Walk into your local bookstore and ask a clerk to help you locate a book about parenting. Chances are, he or she will lead you to shelves upon shelves of books. Search “parenting” on Google, and in less than 0.2 seconds, you will have a million links at your disposal. Flip through the channels on your television, and you will find countless programs that aim to promote “positive parenting” and “family values”. From magazines to seminars to counseling, today there are numerous resources to aid parents as they take on the important and difficult task of parenting. These resources address the odds and ends of parenting needs, identifying what children should eat, how they should be disciplined, and even the kinds of music they should listen to in order to stimulate brain activity.
Here’s the catch: can parenting be taught through tools and resources? At most, they may identify how to be a good guardian or caretaker; but, a parent has a certain “X” factor that distinguishes him or her from those other roles. What is this X-factor? Unconditional love.

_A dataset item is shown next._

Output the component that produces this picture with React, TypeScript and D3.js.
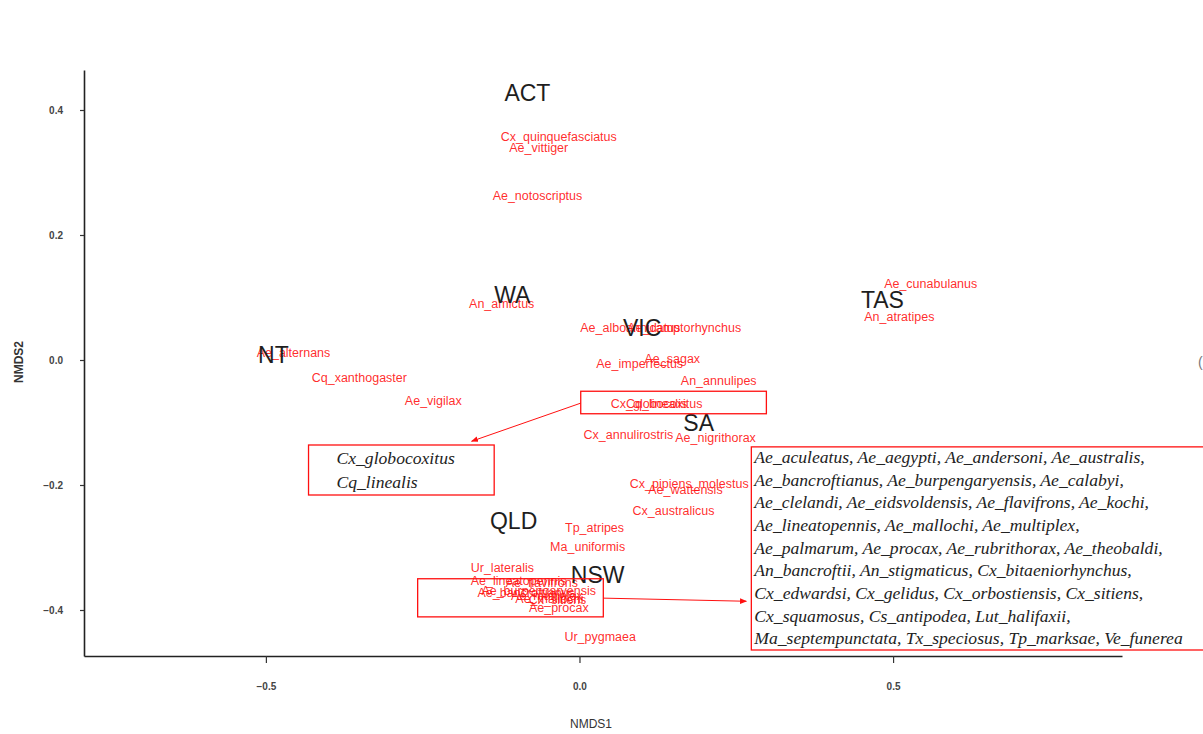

I think back to my childhood, remembering my excitement when my brother was first born. My exuberance quickly lapsed into jealousy as my brother began receiving the attention that once exclusively belonged to me. Like any toddler, I was not ready to share. So, I took up arms. I paraded around in saris while my mom was feeding him, knowing she would laugh and look my way. I drew her pictures and made her hang them up on her door as a constant reminder of my presence. I would push myself to read more and more, so that I could run to my dad and impress him with my progress. I did everything my three-year-old mind could fathom to fight for the love and attention of my parents. I ate more, I smiled more, and I learned more. It took a few months to realize that my fight was futile. There was no need to fight. My parents loved me all the same; brother or no brother. Sixteen years later, I realize that love is not shared. It is given, and given unconditionally.
What a child needs most is unconditional love. And no book, seminar, or counselor can teach parents how to give that to their children. It comes from within. There is no one who has been able to exemplify this more than P. P. Pramukh Swami Maharaj. His unconditional love for his devotees is like an ideal parent’s true love for their child. His love manifests itself in his ability to connect with everyone he meets, his understanding guidance and, most importantly, his willingness to sacrifice time for others.
Forging an Individual Connection:
Premprakash Swami vividly recalls the first time he met Swamishri. He was ten-years old at the time and was staying at the Gadhada mandir under the care of Devcharan Swami. One day, during his stay in Gadhada, Swamishri called for Premprakash Swami. Swamishri began to ask: “What is your name? Which town are you from? Who is your father? How did you come to be in Gadhada? Oh, to study? What do you study?” One after another, the questions kept coming, and Premprakash Swami would answer some, while the Kothari sant at the time, Harjivandas Swami, would answer others. Harjivandas Swami informed Swamishri, “He is Dev’s [Devcharan Swami’s] disciple.” To this Swami replied, “Oh really now! We’re Dev’s [God’s] too, you know.” Swamishri’s wit charmed the young boy.
Harjivandas Swami then voiced a subtle complaint: “He’s young, but a bit too smart; he’s always got an answer for everything.” Swami took the complaint light-heartedly and replied, “That is good. He will be very good in scriptural debates. So make sure you study hard and become a scholar. You do pay attention to your studies don’t you? Concentrate on both your studies and seva.” Swami then added, “It is nice to have all the answers, but be aware that you don’t talk back to the elders. Respect them. Be humble and polite with them.”
A couple days prior, Premprakash Swami had been anxious about meeting Pramukh Swami — the president of such a large organization. He expected Pramukh Swami to be strict and admonish his mischief. However, that day, Swamishri changed his perceptions. That day, Swamishri forged a connection with him and planted a seed of inspiration that blossomed years later and gave him the courage to walk on the spiritual path as a sadhu.
Although each of his devotees is simply one of thousands, Swamishri knows and loves them each as individuals. No one is cast aside or considered a stranger. And in turn, each also feels loved, nurtured and has a unique bond with Swamishri. This in itself is a testament to Swamishri’s parenting ability. His unconditional love allows him to connect with not one, but all.